SSC Daily Brief | Monday, June 29, 2026
The Supreme Court Didn’t Just Rule on Louisiana. It Rewrote the Rules of the Map.

Opening Brief
On April 29, 2026, the Supreme Court issued its 6-3 ruling in Louisiana v. Callais, striking down Louisiana’s remedial congressional map — the one drawn specifically to create a second majority-Black district after years of litigation — on the grounds that it constituted an unconstitutional racial gerrymander. Louisiana reverted to its original map: one majority-Black district out of six, the same configuration a federal court had already found diluted Black voting power. The ruling’s immediate effects were visible within hours. Florida passed new congressional maps the same day the decision was released. Tennessee followed days later. More than a quarter of all congressional seats have already been redrawn mid-decade as part of a cascade that began when Donald Trump pressured Texas to redraw its maps in the summer of 2025 — explicitly to add five Republican seats in Congress.
The Policy Signal
Callais dismantled the primary legal mechanism plaintiffs have used to challenge discriminatory maps.
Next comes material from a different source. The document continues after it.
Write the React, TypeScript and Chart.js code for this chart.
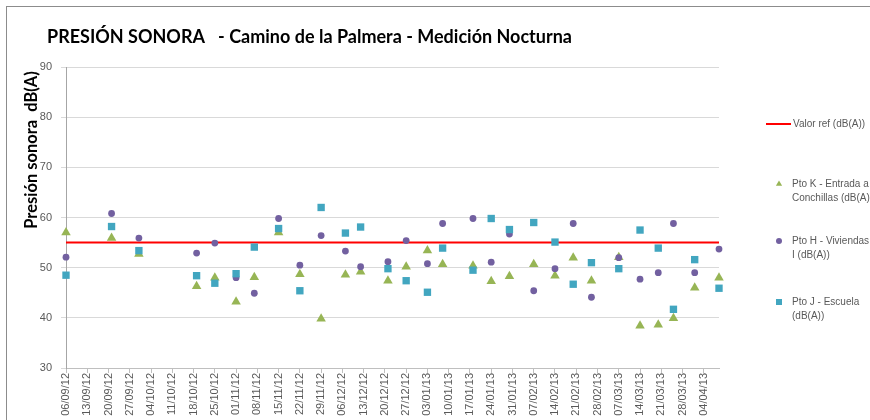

A state can now argue that its map was drawn for partisan advantage rather than racial discrimination, and courts will largely accept that framing even when the practical effect is to eliminate majority-minority districts. That distinction matters because partisan gerrymandering was declared unchallengeable in federal courts in 2019. Callais allows that unchallengeable category to function as a legal shield against racial discrimination claims — draw a map that diminishes Black or Latino representation, argue the goal was partisan, and the Callais framework makes it extremely difficult for plaintiffs to prevail even when the outcome is racially discriminatory in practice. In the dissent’s language, Section 2 of the Voting Rights Act is now “all but a dead letter.”
What’s Driving It
The ruling arrives inside a broader campaign to consolidate legislative advantage before the 2026 midterms. The gerrymander cascade was not incidental to the Callais litigation. Texas was pressured to redraw explicitly to add Republican seats. Florida moved within hours of the decision. The speed of those responses confirms that state legislatures had maps ready, waiting for the legal clearance Callais provided. NPR reported on June 5 that the Public Interest Legal Foundation filed a federal lawsuit within days of the ruling challenging the Illinois Voting Rights Act of 2011, arguing that requiring the use of race in redistricting is itself unconstitutional. The implications now extend beyond the maps being drawn: they reach the legal infrastructure that allowed minority communities to challenge discriminatory maps at all. Nick Stephanopoulos, an election law professor at Harvard Law School, described the current moment as “a totally different world” and “a pretty distinct break with the past.”
Who Feels the Impact
Black and Latino voters in states where majority-minority districts have been or are being eliminated face the most direct consequence: their collective political power is being diluted through map design that is now legally insulated from challenge. Louisiana’s Black residents, who represent roughly 33% of the state’s population, return to a congressional map that produces one majority-Black district out of six. Similar outcomes are unfolding in Florida, Tennessee, and Alabama. The downstream effects extend beyond individual election cycles. Reduced minority representation in Congress affects which communities receive federal attention, which budget priorities advance, and whose concerns are formally represented inside the legislative process. Harvard Kennedy School professor Alex Keyssar told NPR that voter confidence depends on a sense that votes translate proportionally into representation. Callais has made the legal path back to proportionality significantly harder.
What to Watch Next
The 2026 midterms will be the first national election conducted under the Callais framework. Watch whether any additional states move to redraw maps before November filing deadlines, whether the Illinois Voting Rights Act challenge advances through federal courts, and whether any congressional Democrats introduce federal voting rights legislation that could establish a statutory floor independent of Section 2 litigation. Watch also whether the Justice Department takes any position on the cascade of mid-decade redistricting actions, given that the prior administration’s DOJ initiated several of the state-level challenges that Callais is now accelerating.